Division of Juvenile Justice, Unlocking History

Preston School of Industry regularly marked patriotic holidays

Ione facility opened doors July 1, 1894

The Preston School of Industry was activated July 1, 1894, and regularly observed patriotic holidays with decorations and activities. The facility closed in 2004.

Independence Day, Memorial Day and Veterans Day holidays were observed at Preston with decorations, marching bands and military drills.

Getting started in the northern part of the state

“The State Prison Directors held an informal meeting today to complete arrangements for the purchase of lands and water rights for the building of the Preston Industrial School at Ione in Amador County,” reported the Sacramento Daily Union, June 16, 1890.
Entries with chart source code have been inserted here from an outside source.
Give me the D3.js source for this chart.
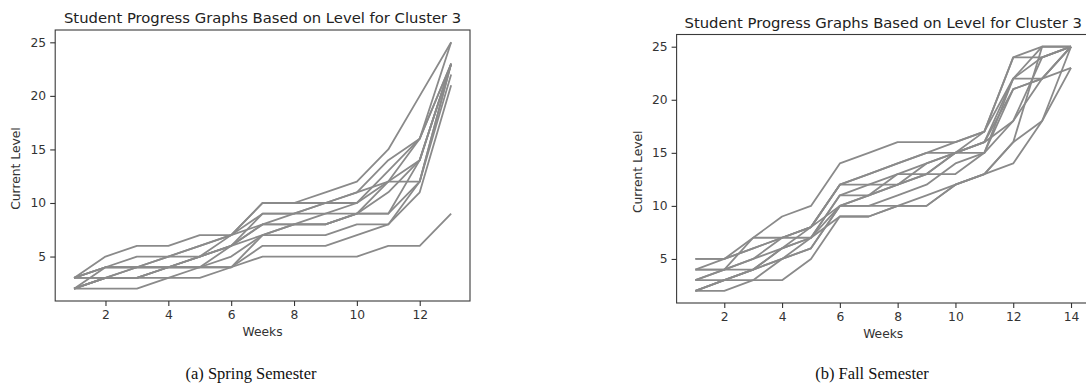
<!DOCTYPE html>
<html>
<head>
<meta charset="utf-8">
<script src="https://cdn.jsdelivr.net/npm/d3@7"></script>
<style>
  body { margin: 0; background: #fff; }
  svg { display: block; }
  .tick text { font-family: 'DejaVu Sans', sans-serif; font-size: 12.3px; fill: #333; }
  .tick line { stroke: #333; stroke-width: 1.1; }
  .domain { display: none; }
</style>
</head>
<body>
<div id="chart"></div>
<script>
// ----------- DATA ------------
const titleText = 'Student Progress Graphs Based on Level for Cluster 3';

const springWeeks = [1, 2, 3, 4, 5, 6, 7, 8, 9, 10, 11, 12, 13];
const fallWeeks = [1, 2, 3, 4, 5, 6, 7, 8, 9, 10, 11, 12, 13, 14];

const springTicks = [2, 4, 6, 8, 10, 12];
const fallTicks = [2, 4, 6, 8, 10, 12, 14];
const levelTicks = [5, 10, 15, 20, 25];

// one row per student, current level for each week
const springLevels = [
  [2, 2, 2, 3, 3, 4, 5, 5, 5, 5, 6, 6, 9],
  [3, 5, 6, 6, 7, 7, 10, 10, 11, 12, 15, 20, 25],
  [3, 4, 4, 5, 6, 7, 9, 9, 10, 11, 14, 16, 25],
  [3, 3, 3, 4, 5, 6, 8, 8, 9, 10, 13, 16, 23],
  [2, 3, 4, 4, 5, 6, 7, 8, 8, 9, 12, 16, 23],
  [3, 4, 5, 5, 6, 7, 10, 10, 10, 11, 12, 12, 23],
  [2, 3, 3, 4, 4, 6, 9, 9, 9, 9, 11, 14, 23],
  [2, 4, 4, 5, 5, 6, 8, 9, 10, 10, 12, 14, 23],
  [3, 3, 4, 4, 4, 4, 7, 7, 7, 8, 8, 11, 21],
  [2, 3, 3, 4, 4, 5, 7, 8, 8, 9, 9, 14, 23],
  [2, 3, 3, 3, 4, 4, 6, 6, 6, 7, 8, 12, 22],
  [3, 4, 4, 4, 5, 7, 8, 8, 8, 9, 9, 12, 23],
];

const fallLevels = [
  [5, 5, 7, 9, 10, 14, 15, 16, 16, 16, 17, 24, 24, 25],
  [4, 5, 6, 7, 8, 12, 13, 14, 15, 16, 17, 22, 25, 25],
  [4, 4, 4, 6, 7, 11, 11, 12, 14, 15, 17, 24, 25, 25],
  [2, 2, 3, 5, 7, 11, 12, 13, 13, 15, 15, 21, 22, 25],
  [3, 3, 3, 3, 5, 9, 9, 10, 10, 12, 13, 14, 18, 23],
  [2, 3, 4, 5, 6, 10, 10, 11, 12, 14, 15, 18, 22, 23],
  [3, 4, 7, 7, 8, 12, 12, 12, 13, 13, 15, 22, 22, 25],
  [2, 3, 4, 6, 7, 10, 10, 10, 10, 12, 13, 16, 18, 25],
  [4, 4, 5, 6, 8, 12, 13, 14, 15, 15, 16, 21, 22, 25],
  [3, 4, 5, 7, 7, 9, 9, 10, 11, 12, 13, 16, 25, 25],
  [2, 3, 4, 5, 6, 10, 11, 12, 13, 15, 16, 18, 24, 25],
  [5, 5, 6, 7, 8, 10, 11, 13, 14, 15, 16, 22, 24, 25],
];

// ----------- SVG ------------
const width = 1086,
  height = 389;

const svg = d3
  .select('#chart')
  .append('svg')
  .attr('width', width)
  .attr('height', height);

// matplotlib style 5% margin around the data
function padded(extent) {
  const pad = (extent[1] - extent[0]) * 0.05;
  return [extent[0] - pad, extent[1] + pad];
}

//----------- PANEL -------------
function drawPanel(p) {
  const allLevels = [].concat(...p.levels);
  const x = d3.scaleLinear().domain(padded(d3.extent(p.weeks))).range([p.left, p.right]);
  const y = d3.scaleLinear().domain(padded(d3.extent(allLevels))).range([p.bottom, p.top]);

  const g = svg.append('g');

  // lines
  const line = d3
    .line()
    .x((d, i) => x(p.weeks[i]))
    .y((d) => y(d));

  g.selectAll('.student')
    .data(p.levels)
    .enter()
    .append('path')
    .attr('class', 'student')
    .attr('d', (d) => line(d))
    .attr('fill', 'none')
    .attr('stroke', '#8a8a8a')
    .attr('stroke-width', 1.8)
    .attr('stroke-linejoin', 'round');

  // frame
  g.append('rect')
    .attr('x', p.left)
    .attr('y', p.top)
    .attr('width', p.right - p.left)
    .attr('height', p.bottom - p.top)
    .attr('fill', 'none')
    .attr('stroke', '#3a3a3a')
    .attr('stroke-width', 1.1);

  g.append('g')
    .attr('transform', `translate(0, ${p.bottom})`)
    .call(d3.axisBottom(x).tickValues(p.ticks).tickSize(5).tickPadding(4));

  g.append('g')
    .attr('transform', `translate(${p.left}, 0)`)
    .call(d3.axisLeft(y).tickValues(levelTicks).tickSize(5).tickPadding(4));

  // title
  g.append('text')
    .attr('x', (p.left + p.titleRight) / 2)
    .attr('y', p.top - 7)
    .attr('text-anchor', 'middle')
    .style('font-family', 'DejaVu Sans, sans-serif')
    .style('font-size', '14.8px')
    .style('fill', '#222')
    .text(titleText);

  g.append('text')
    .attr('x', (p.left + p.titleRight) / 2)
    .attr('y', p.bottom + 35)
    .attr('text-anchor', 'middle')
    .style('font-family', 'DejaVu Sans, sans-serif')
    .style('font-size', '12.3px')
    .style('fill', '#333')
    .text('Weeks');

  g.append('text')
    .attr('transform', `translate(${p.ylabelX}, ${(p.top + p.bottom) / 2 + 3}) rotate(-90)`)
    .attr('text-anchor', 'middle')
    .style('font-family', 'DejaVu Sans, sans-serif')
    .style('font-size', '12.3px')
    .style('fill', '#333')
    .text('Current Level');

  // caption under the figure
  g.append('text')
    .attr('x', p.captionX)
    .attr('y', 379)
    .attr('text-anchor', 'middle')
    .style('font-family', 'Liberation Serif, serif')
    .style('font-size', '16.5px')
    .style('fill', '#111')
    .text(p.caption);
}

drawPanel({
  weeks: springWeeks,
  levels: springLevels,
  ticks: springTicks,
  left: 55.2,
  right: 470,
  titleRight: 470,
  top: 30,
  bottom: 301,
  ylabelX: 20,
  captionX: 251,
  caption: '(a) Spring Semester',
});

drawPanel({
  weeks: fallWeeks,
  levels: fallLevels,
  ticks: fallTicks,
  left: 676.6,
  right: 1089.8,
  titleRight: 1089.8,
  top: 34.5,
  bottom: 303,
  ylabelX: 642,
  captionX: 872,
  caption: '(b) Fall Semester',
});
</script>
</body>
</html>
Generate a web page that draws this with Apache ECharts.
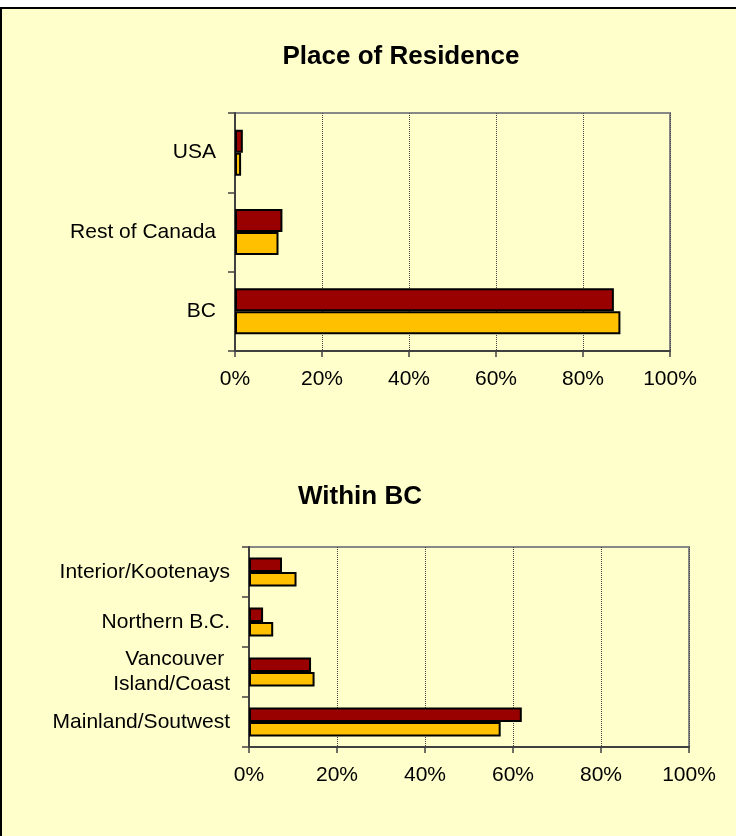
<!DOCTYPE html>
<html>
<head>
<meta charset="utf-8">
<script src="https://cdn.jsdelivr.net/npm/echarts@6/dist/echarts.min.js"></script>
<style>
  html, body { margin: 0; padding: 0; background: #fff; }
  #chart { width: 736px; height: 836px; }
</style>
</head>
<body>
<div id="chart"></div>
<script>
// place of residence (bottom to top)
const residenceCats = ['BC', 'Rest of Canada', 'USA']
const residenceRed = [87.1, 10.9, 1.8]
const residenceYellow = [88.6, 10.0, 1.4]

// within BC (bottom to top)
const regionCats = ['Mainland/Soutwest', 'Vancouver \nIsland/Coast', 'Northern B.C.', 'Interior/Kootenays']
const regionRed = [62.0, 14.1, 3.2, 7.5]
const regionYellow = [57.2, 14.9, 5.5, 10.8]

const pctTicks = [0, 20, 40, 60, 80, 100]

const FONT = 'Liberation Sans, Arial, sans-serif'
const RED = '#990000'
const YELLOW = '#FFC000'

function valueAxis(gridIndex) {
  return {
    type: 'value',
    gridIndex: gridIndex,
    min: pctTicks[0],
    max: pctTicks[pctTicks.length - 1],
    interval: pctTicks[1] - pctTicks[0],
    axisLine: { show: true, lineStyle: { color: '#404040', width: 2 } },
    axisTick: { show: true, length: 6, lineStyle: { color: '#404040', width: 1.5 } },
    axisLabel: { formatter: '{value}%', color: '#000', fontFamily: FONT, fontSize: 21, margin: 18 },
    splitLine: { show: true, lineStyle: { color: '#444', type: 'dotted', width: 1 } }
  }
}

function catAxis(gridIndex, cats) {
  return {
    type: 'category',
    gridIndex: gridIndex,
    data: cats,
    axisLine: { show: true, lineStyle: { color: '#404040', width: 2 } },
    axisTick: { show: true, length: 7, lineStyle: { color: '#404040', width: 1.5 } },
    axisLabel: { color: '#000', fontFamily: FONT, fontSize: 21, margin: 19, lineHeight: 25 },
    splitLine: { show: false }
  }
}

function barSeries(name, idx, values, color) {
  return {
    name: name,
    type: 'bar',
    xAxisIndex: idx,
    yAxisIndex: idx,
    data: values,
    barGap: '0%',
    barCategoryGap: '42%',
    itemStyle: { color: color, borderColor: '#000', borderWidth: 2 }
  }
}

const chart = echarts.init(document.getElementById('chart'))
chart.setOption({
  animation: false,
  backgroundColor: '#fff',
  graphic: [
    {
      type: 'rect',
      z: -10,
      shape: { x: 1, y: 8, width: 800, height: 900 },
      style: { fill: '#FFFFCC', stroke: '#000', lineWidth: 2 }
    }
  ],
  title: [
    {
      text: 'Place of Residence',
      left: 401, top: 44, padding: 0, textAlign: 'center',
      textStyle: { fontFamily: FONT, fontSize: 26, fontWeight: 'bold', color: '#000' }
    },
    {
      text: 'Within BC',
      left: 360, top: 484, padding: 0, textAlign: 'center',
      textStyle: { fontFamily: FONT, fontSize: 26, fontWeight: 'bold', color: '#000' }
    }
  ],
  grid: [
    { left: 235, right: 66, top: 113, bottom: 485, show: true, borderColor: '#888', borderWidth: 2, backgroundColor: 'transparent' },
    { left: 249, right: 47, top: 547, bottom: 89, show: true, borderColor: '#888', borderWidth: 2, backgroundColor: 'transparent' }
  ],
  xAxis: [valueAxis(0), valueAxis(1)],
  yAxis: [catAxis(0, residenceCats), catAxis(1, regionCats)],
  series: [
    barSeries('Group A', 0, residenceRed, RED),
    barSeries('Group B', 0, residenceYellow, YELLOW),
    barSeries('Group A', 1, regionRed, RED),
    barSeries('Group B', 1, regionYellow, YELLOW)
  ]
})
</script>
</body>
</html>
The proposed $66, 900 funding included:

  • cost of land, $6,900
  • water rights, $45,000
  • reservoir, $15,000

“The State, in its appropriation, allowed $160,000 for the purchase of land, water and the erection of buildings and maintenance of the school for the first year, thus leaving in the neighborhood of $90,000 for the buildings,” according to the newspaper.

The facility was to be named after a former elected official.

“Ex-Senator Preston of Nevada, after whom the Preston School is named, spoke of the origin of the institution and the good work for which it was intended,” reported the San Francisco Call, Jan. 30, 1893.

Assembly members and state senators promised they would find the money to pay to complete the necessary work. It took three years for the facility to finally open and accept wards.

Preston School observes patriotic holidays

Of interest is this note from 1898, “Sunday, May 29 – Each cadet was given an American flag and badge containing a picture of a battleship preparatory to the celebration tomorrow.”

The U.S. battleship Maine exploded in Havana Harbor in Cuba on Feb. 15 so the school was planning to honor those who lost their lives by participating in a ceremony in town.

“Monday, May 30 – This morning at 9:30 a.m. the three companies of cadets formed in front of the administration building. A large float representing the battleship Maine – most artistically gotten up by Mr. Tharsing – drawn by four horses headed the procession; then came the school band followed by the cadets, under command of Major Blair, who marched to Ione and took part in the exercises of Decoration Day. The school contingent was the main feature of the day’s proceedings.”

Story by Don Chaddock, Inside CDCR editor.